I wasn't planning on a stretch yet. Maybe set the Rokmens a little long but that's about it.
 
#491 ·
I'm trying to decide how I would deal with the bolt pattern. I think my plan is to order custom chromo's front and rear with 5x5.5 bolt pattern when I'm to that point so I can still run my current wheels, and still be able to rotate the tires when I upgrade to something like Hutchinson beadlocks in a few years.
 
#496 ·
cell the fuels!! you could sell those and get some used steelies or alloys for cheap! then whenever they get dinged up on the rocks you aren't heart broken. My rims were decently nice before i got them on the rocks. now they are trashed with rock rash every where. and i dont think you want to ding up your fancy rims!
 
#497 ·
Man, all this research on the Waggy swap is getting me a little disconcerted. Much hate on it due to the low pinion and small u-joints. I think I might rather just try to fab a HP44 and cut down the side that's too long. I figure if we're fabbing anyways, whats cutting down a tube. My only question is, what shafts can I run on the cut side? Do I have to have the shafts shortened?
 
#498 ·
Why not just go full width then like I am? It really isn't that much wider when you buy rims with a lot of backspacing. Here is a YJ with a Ford HP 44 and full width 8.8 rear. Not sure on the rim backspacing, but once you add flares to it, it really isn't that bad. I prefer a wider track width anyway.

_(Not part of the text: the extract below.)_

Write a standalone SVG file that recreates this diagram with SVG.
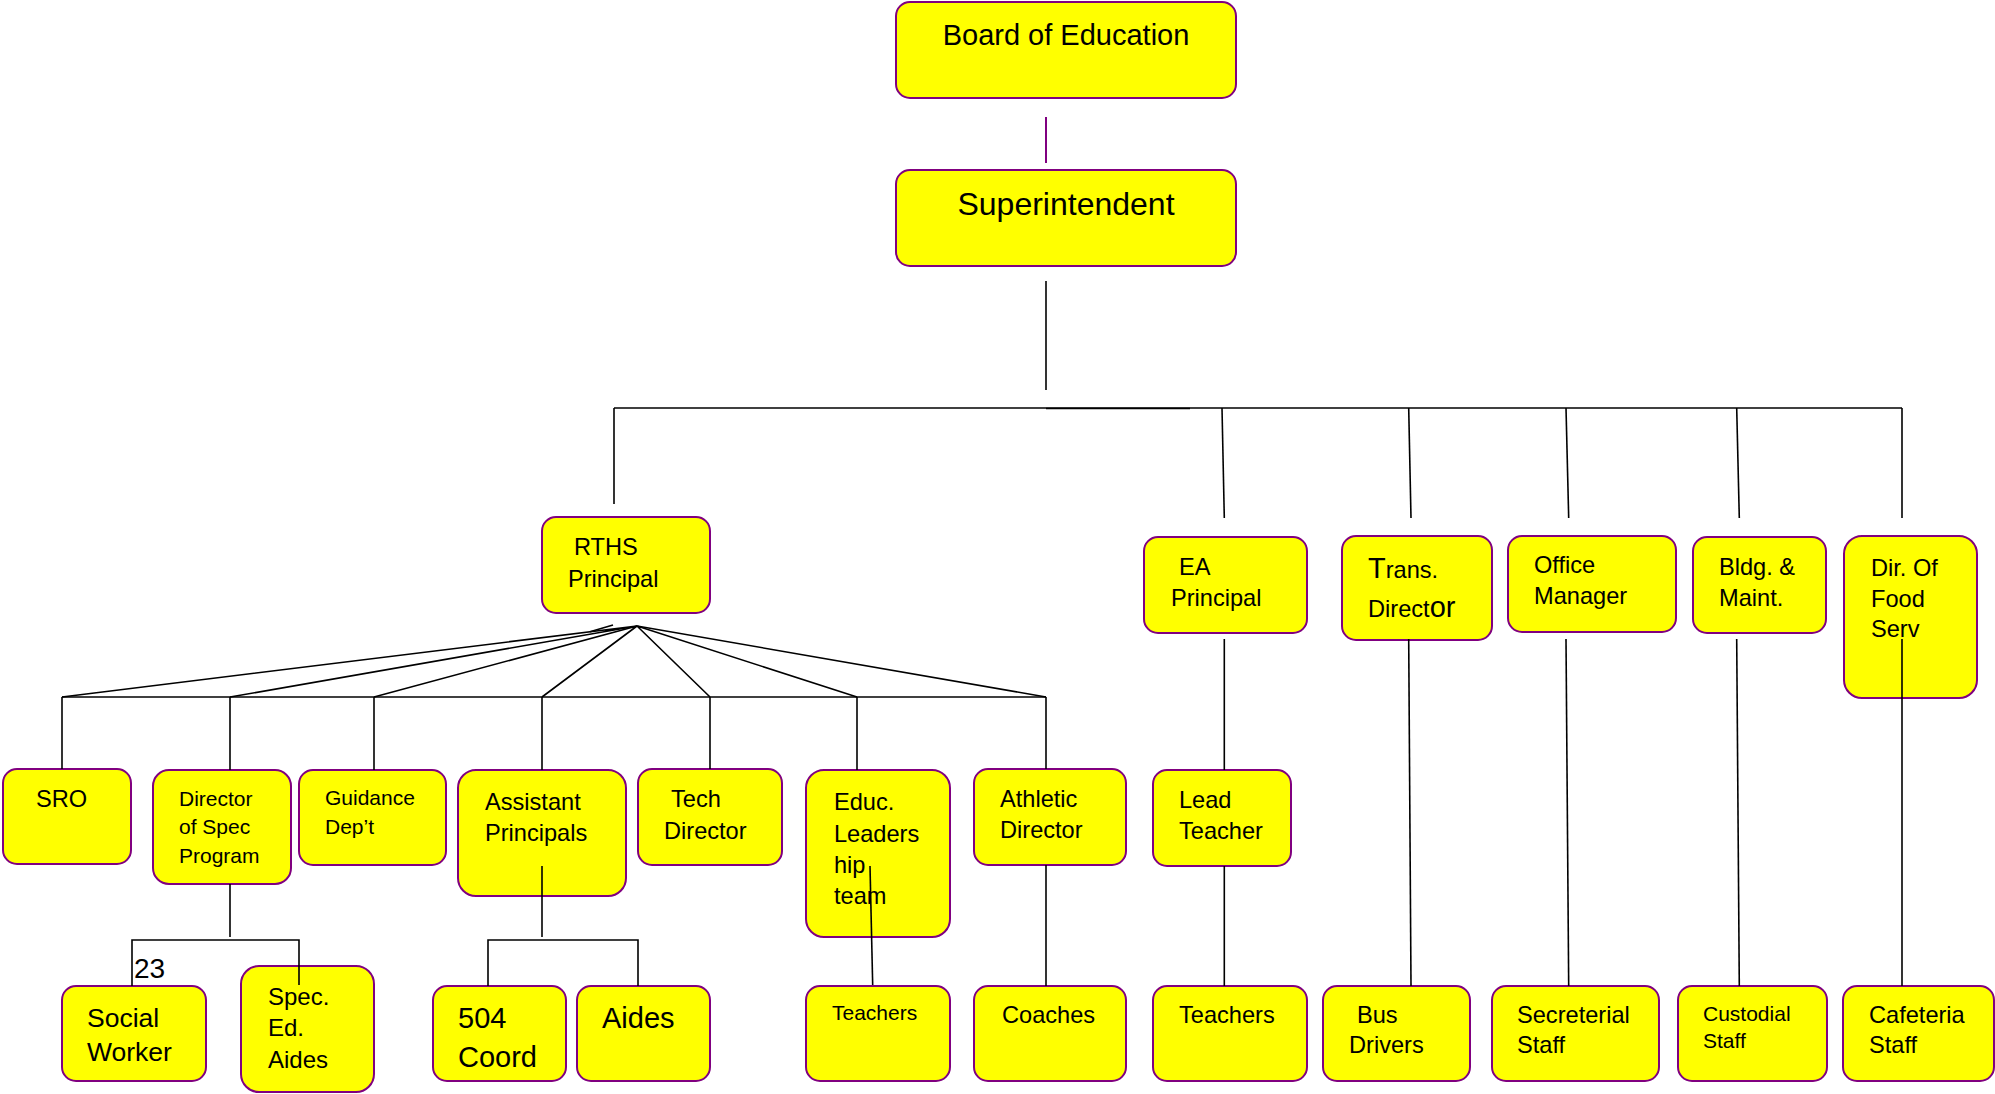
<svg xmlns="http://www.w3.org/2000/svg" width="1995" height="1094" viewBox="0 0 1995 1094">
<style>
.box{fill:#ffff00;stroke:#800080;stroke-width:2}
text{font-family:"Liberation Sans",Arial,sans-serif;fill:#000;font-size:23.6px}
.s21{font-size:21px}
.c{stroke:#000;stroke-width:1.6;fill:none}
.p{stroke:#800080;stroke-width:2;fill:none}
</style>
<rect width="1995" height="1094" fill="#fff"/>
<g id="board"><rect class="box" x="896" y="2" width="340" height="96" rx="14"/><text x="1066" y="45" text-anchor="middle" style="font-size:29px">Board of Education</text></g>
<g id="superintendent"><rect class="box" x="896" y="170" width="340" height="96" rx="14"/><text x="1066" y="215" text-anchor="middle" style="font-size:32px">Superintendent</text></g>
<g id="rths"><rect class="box" x="542" y="517" width="168" height="96" rx="14"/><text x="574" y="555">RTHS</text><text x="568" y="587">Principal</text></g>
<g id="ea"><rect class="box" x="1144" y="537" width="163" height="96" rx="14"/><text x="1179" y="575">EA</text><text x="1171" y="606">Principal</text></g>
<g id="trans"><rect class="box" x="1342" y="536" width="150" height="104" rx="14"/><text x="1368" y="578"><tspan style="font-size:29px">T</tspan>rans.</text><text x="1368" y="617">Direct<tspan style="font-size:29px">or</tspan></text></g>
<g id="office"><rect class="box" x="1508" y="536" width="168" height="96" rx="14"/><text x="1534" y="573">Office</text><text x="1534" y="604">Manager</text></g>
<g id="bldg"><rect class="box" x="1693" y="537" width="133" height="96" rx="14"/><text x="1719" y="575">Bldg. &amp;</text><text x="1719" y="606">Maint.</text></g>
<g id="food"><rect class="box" x="1844" y="536" width="133" height="162" rx="18"/><text x="1871" y="576">Dir. Of</text><text x="1871" y="607">Food</text><text x="1871" y="637">Serv</text></g>
<g id="sro"><rect class="box" x="3" y="769" width="128" height="95" rx="14"/><text x="36" y="807">SRO</text></g>
<g id="dirspec"><rect class="box" x="153" y="770" width="138" height="114" rx="16"/><text class="s21" x="179" y="806">Director</text><text class="s21" x="179" y="834">of Spec</text><text class="s21" x="179" y="863">Program</text></g>
<g id="guidance"><rect class="box" x="299" y="770" width="147" height="95" rx="14"/><text class="s21" x="325" y="805">Guidance</text><text class="s21" x="325" y="834">Dep’t</text></g>
<g id="assistant"><rect class="box" x="458" y="770" width="168" height="126" rx="18"/><text x="485" y="810">Assistant</text><text x="485" y="841">Principals</text></g>
<g id="tech"><rect class="box" x="638" y="769" width="144" height="96" rx="14"/><text x="671" y="807">Tech</text><text x="664" y="839">Director</text></g>
<g id="educ"><rect class="box" x="806" y="770" width="144" height="167" rx="18"/><text x="834" y="810">Educ.</text><text x="834" y="842">Leaders</text><text x="834" y="873">hip</text><text x="834" y="904">team</text></g>
<g id="athletic"><rect class="box" x="974" y="769" width="152" height="96" rx="14"/><text x="1000" y="807">Athletic</text><text x="1000" y="838">Director</text></g>
<g id="lead"><rect class="box" x="1153" y="770" width="138" height="96" rx="14"/><text x="1179" y="808">Lead</text><text x="1179" y="839">Teacher</text></g>
<g id="social"><rect class="box" x="62" y="986" width="144" height="95" rx="14"/><text x="87" y="1027" style="font-size:26.5px">Social</text><text x="87" y="1061" style="font-size:26.5px">Worker</text></g>
<g id="sped"><rect class="box" x="241" y="966" width="133" height="126" rx="18"/><text x="268" y="1005" style="font-size:24px">Spec.</text><text x="268" y="1036" style="font-size:24px">Ed.</text><text x="268" y="1068" style="font-size:24px">Aides</text></g>
<g id="c504"><rect class="box" x="433" y="986" width="133" height="95" rx="14"/><text x="458" y="1028" style="font-size:29px">504</text><text x="458" y="1067" style="font-size:29px">Coord</text></g>
<g id="aides"><rect class="box" x="577" y="986" width="133" height="95" rx="14"/><text x="602" y="1028" style="font-size:29px">Aides</text></g>
<g id="teachers1"><rect class="box" x="806" y="986" width="144" height="95" rx="14"/><text class="s21" x="832" y="1020">Teachers</text></g>
<g id="coaches"><rect class="box" x="974" y="986" width="152" height="95" rx="14"/><text x="1002" y="1023">Coaches</text></g>
<g id="teachers2"><rect class="box" x="1153" y="986" width="154" height="95" rx="14"/><text x="1179" y="1023">Teachers</text></g>
<g id="bus"><rect class="box" x="1323" y="986" width="147" height="95" rx="14"/><text x="1357" y="1023">Bus</text><text x="1349" y="1053">Drivers</text></g>
<g id="secreterial"><rect class="box" x="1492" y="986" width="167" height="95" rx="14"/><text x="1517" y="1023">Secreterial</text><text x="1517" y="1053">Staff</text></g>
<g id="custodial"><rect class="box" x="1678" y="986" width="149" height="95" rx="14"/><text class="s21" x="1703" y="1021">Custodial</text><text class="s21" x="1703" y="1048">Staff</text></g>
<g id="cafeteria"><rect class="box" x="1843" y="986" width="151" height="95" rx="14"/><text x="1869" y="1023">Cafeteria</text><text x="1869" y="1053">Staff</text></g>
<g id="label23"><text x="134" y="978" style="font-size:28px">23</text></g>
<g id="connectors">
<line class="p" x1="1046" y1="117" x2="1046" y2="163"/>
<line class="c" x1="1046" y1="281" x2="1046" y2="390"/>
<line class="c" x1="614" y1="408" x2="1902" y2="408"/>
<line class="c" x1="1046" y1="408.5" x2="1190" y2="408.5"/>
<line class="c" x1="614" y1="408" x2="614" y2="504"/>
<line class="c" x1="1222" y1="408" x2="1224.3" y2="518"/>
<line class="c" x1="1408.7" y1="408" x2="1411" y2="518"/>
<line class="c" x1="1566" y1="408" x2="1568.7" y2="518"/>
<line class="c" x1="1736.7" y1="408" x2="1739.3" y2="518"/>
<line class="c" x1="1902" y1="408" x2="1902" y2="518"/>
<polyline class="c" points="62,697 637,626 230,697"/>
<polyline class="c" points="374,697 637,626 542,697"/>
<polyline class="c" points="710,697 637,626 857,697"/>
<line class="c" x1="637" y1="626" x2="1046" y2="697"/>
<line class="c" x1="590" y1="631.8" x2="613" y2="625"/>
<line class="c" x1="62" y1="697" x2="1046" y2="697"/>
<line class="c" x1="62" y1="697" x2="62" y2="769"/>
<line class="c" x1="230" y1="697" x2="230" y2="770"/>
<line class="c" x1="374" y1="697" x2="374" y2="770"/>
<line class="c" x1="542" y1="697" x2="542" y2="770"/>
<line class="c" x1="710" y1="697" x2="710" y2="769"/>
<line class="c" x1="857" y1="697" x2="857" y2="770"/>
<line class="c" x1="1046" y1="697" x2="1046" y2="769"/>
<line class="c" x1="230" y1="884" x2="230" y2="937"/>
<polyline class="c" points="132,986 132,940 299,940 299,985"/>
<line class="c" x1="542" y1="866" x2="542" y2="937"/>
<polyline class="c" points="488,986 488,940 638,940 638,986"/>
<line class="c" x1="870" y1="866" x2="872.7" y2="985"/>
<line class="c" x1="1046" y1="865" x2="1046" y2="986"/>
<line class="c" x1="1224.3" y1="639" x2="1224.3" y2="770"/>
<line class="c" x1="1224.3" y1="866" x2="1224.3" y2="986"/>
<line class="c" x1="1408.7" y1="639" x2="1411" y2="986"/>
<line class="c" x1="1566" y1="639" x2="1568.7" y2="986"/>
<line class="c" x1="1736.7" y1="639" x2="1739.3" y2="986"/>
<line class="c" x1="1902" y1="639" x2="1902" y2="986"/>
</g>
</svg>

Wheel Tire Automotive tire Vehicle Motor vehicle


A ford HP 44 has the same u joint size as the waggy axle. Low pinion wouldn't bother me too much. It is not the ring and pinion you are likely to grenade. Build it cheap enough and I think it is a decent platform.
 
#499 ·
Why not just go full width then like I am? It really isn't that much wider when you buy rims with a lot of backspacing. Here is a YJ with a Ford HP 44 and full width 8.8 rear. Not sure on the rim backspacing, but once you add flares to it, it really isn't that bad. I prefer a wider track width anyway.

View attachment 481345

A ford HP 44 has the same u joint size as the waggy axle. Low pinion wouldn't bother me too much. It is not the ring and pinion you are likely to grenade. Build it cheap enough and I think it is a decent platform.
Wow, that really isn't as wide as I was expecting. It would look great with some 4" cloaks. It would save some headache as far as shortening the 44. It would also be cheaper for now since I don't have to buy everything (locker,gears, install kit) at the same time like the Waggy I was looking for. But that means I need to sell my 8.8 for a FW. I will certainly comb the yard Thursday. I believe the ideal HP44 is out of a 1976-77 F150 and I think those had an 8.8 as well. I really hate jumping around so much like this but I think this is how my build would have ended up in the end. As close to 1 tons as possible without getting there.
 
#500 ·
That is the right years but they had a 9" rear. 80s through mid 90s had the 8.8 in the back with the V6 engine. After 95 or so they changed to a weird metric bolt pattern. Also, the full width 8.8s have drum brakes, not a huge deal if you ask me though. The models with the metric pattern might have discs, so if you would rather have discs you can get one of those and redrill the shafts to 5x5.5.
 
#506 ·
That is true but they are much heavier with a much lower pumpkin. Since I'm stopping at 37's, an 8.8 should be a much simpler swap (which I already have the parts for) which will be fine for 37's. I'm not running 40's here.
 
#512 ·
midnight_f150 said:
True the diff does hang low but it doesnt have c clips. I'm just not a fan of the 8.8 ive seen them fail first hand in my step brother drag car.
That is a bit different scenario wouldn't you say? The 8.8 is a proven platform for 37s and under. C clips aren't a big deal in an 8.8 as the shafts are more likely to twist than ever break with stock shafts, and if you can break a chromo 8.8 shaft you are doing something wrong.